The National Museum of the American Indian.
It’s worth considering two examples of representational museums, one of which I think works fairly well, one of which I think is a considerable failure. The Holocaust Museum has an incredibly narrow mandate, which I think serves it well. And it serves that mandate by devoting most of the gallery space to a single permanent exhibition, so there’s less pressure to fill rotating gallery space with weaker narratives or exhibitions. There is rotating space, though, and when I was there, it was filled by an excellent exhibit on the route out of Germany through Asia some Jews were able to take due to accommodating customs officials. It was a part of the story I haven’t known anything about, and it was a good narrative exhibit.

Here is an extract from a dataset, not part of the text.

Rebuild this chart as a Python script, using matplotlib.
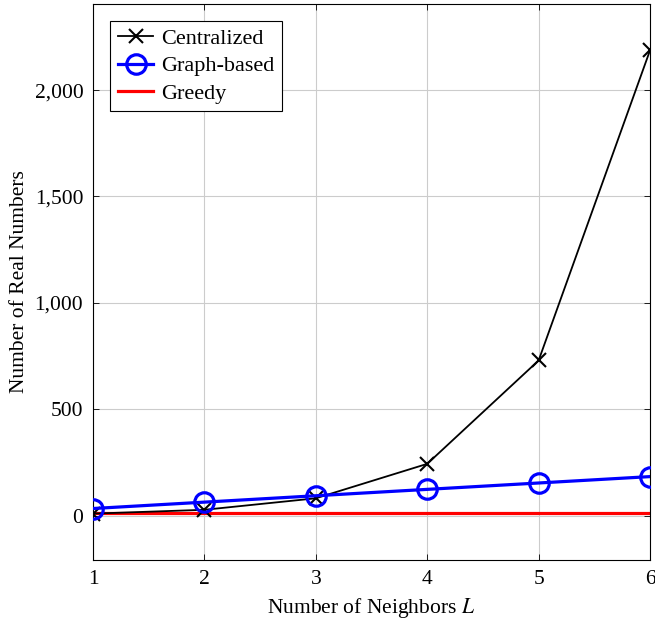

By contrast, I’ve always been amazed by how weak the Museum of the American Indian is. Part of it is that the architecture doesn’t actually create a lot of gallery space, but I’ve never been exceptionally impressed by how that space has been used. One of the problems with creating a museum out of a sense of representational obligation is that you run the risk of ending up with fairly milquetoast exhibits in an effort not to anger any of your stakeholder. While it’s nice that there’s a Museum of the American Indian, and the cafeteria food is good, I’ve always wondered if Native Americans might be better served by much stronger integration of Native American history and culture into existing Smithsonian museums. A National History Museum exhibit about the Founding Fathers’ experiences on the western frontiers of colonial America and their later failures on Indian policy might reach a lot more people, and be a lot tougher and more informative.
It’s not that I don’t think that there’s a curatorial mandate for a museum about immigration and migration and how both forces shaped America. There are a lot of stories there to tell. But I want to hear the case from curators and historians. It would be a failure to get the Museum of the American People only to have it be accountable to too many groups with competing agendas to actually produce compelling exhibits.